La très chic rue Mokotowska démarre place Krzyzy et finit à la fin de la journée. Et toujours ces briques ocres ou rouges, y compris au cœur des boutiques ou des restaurants. Il semble que la brique, à Varsovie, soit davantage un élément de décor qu’un matériau de construction. Varsovie, plaisante ce commerçant installé là depuis plus de vingt ans, c’est la ville des murs inutiles.

Quand on cherche un restaurant trendy à Varsovie, il est difficile d’échapper à la famille Gessler qui en possède de nombreux. Une petite préférence, peut-être, pour celui de la fille, Marta, en dépit de son nom parfaitement imprononçable par un non-polonais, le Qchnia Artystyczna, rue Jazdow, au cœur du Centre d’art contemporain, haut lieu culturel mais aussi lieu de rencontres. Ici, il est toujours un varsovien complaisant, au contact facile pour parler de sa ville et pour en parler bien.

La Varsovie moderne s’est reconstruite sur la Varsovie en ruines, explique-t-il. Nul joyau baroque ou art nouveau, comme on en trouve à profusion à Prague, Budapest ou Cracovie, n’est en vue le long de ses larges avenues tracées au cordeau. Cette ville n’est peut-être pas belle mais elle envoûte. Il faut du temps et de l’empathie pour aimer Varsovie, ville pleine de pudeur qui a pris le soin de dissimuler ses cicatrices et dispense ses visiteurs de toute posture compassionnelle. Elle veut leur adresser ce simple message : vous m’aimerez pour ce que je suis devenue et pour ce que je serai. Osant même, dans la foulée, quelques réalisations d’un goût douteux à l’exemple de ce palmier synthétique qui s’élève sur l’avenue Jerozolimskie face à la statue du général de Gaulle. Et comme seule concession à ses tragédies passées, elle ménage pour qui veut ce rendez-vous au 62 de la rue Zlota, où se dresse, en fond de cour, un innocent petit mur rouge : l’une des portes de l’enfer, assurément.

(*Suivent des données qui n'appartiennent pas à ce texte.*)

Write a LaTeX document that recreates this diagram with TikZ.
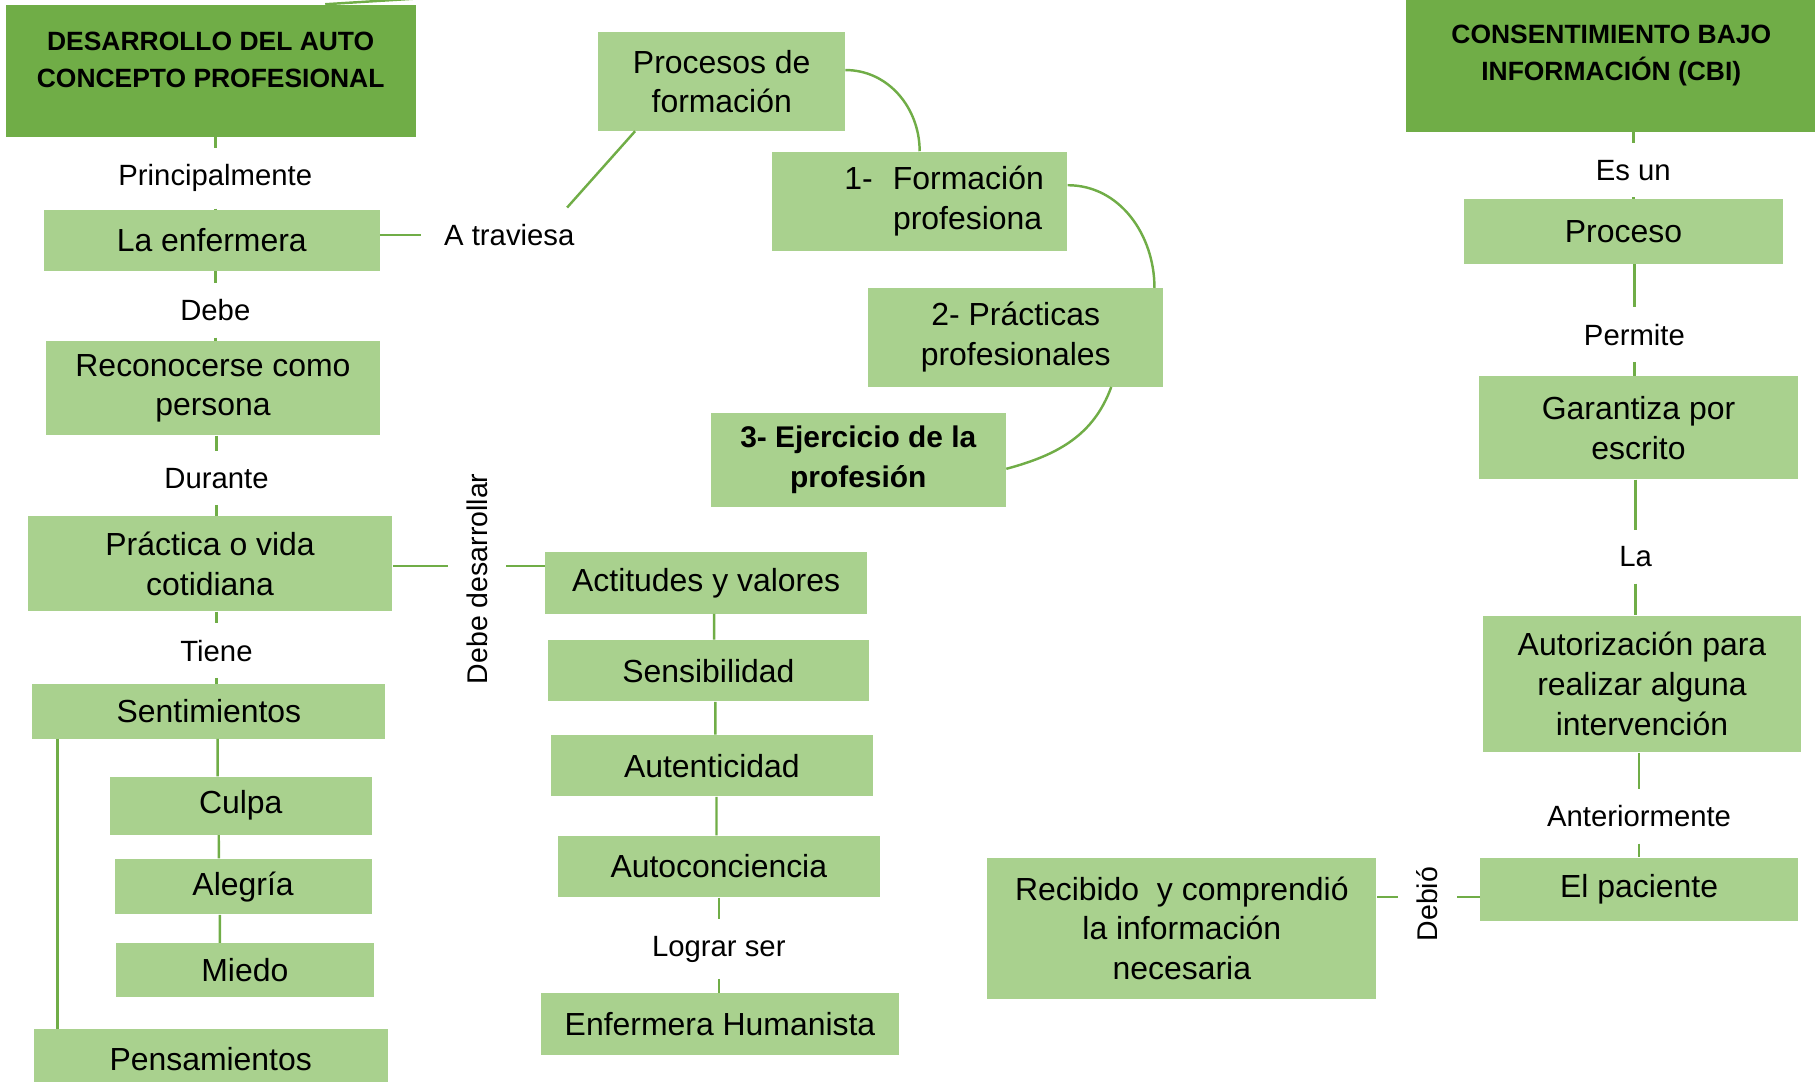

L’ architecture de Varsovie la neuve se donne l’impression d’avoir vécu et trompe bien son monde. C’est une ville palimpseste. Même la vieille ville n’est pas vieille. Les immeubles les plus résolument modernes semblent eux-mêmes ne pas y croire tout à fait. Question de temps, peut-être. Quoique. Après tout, Varsovie n’est-elle peut-être qu’ une illusion.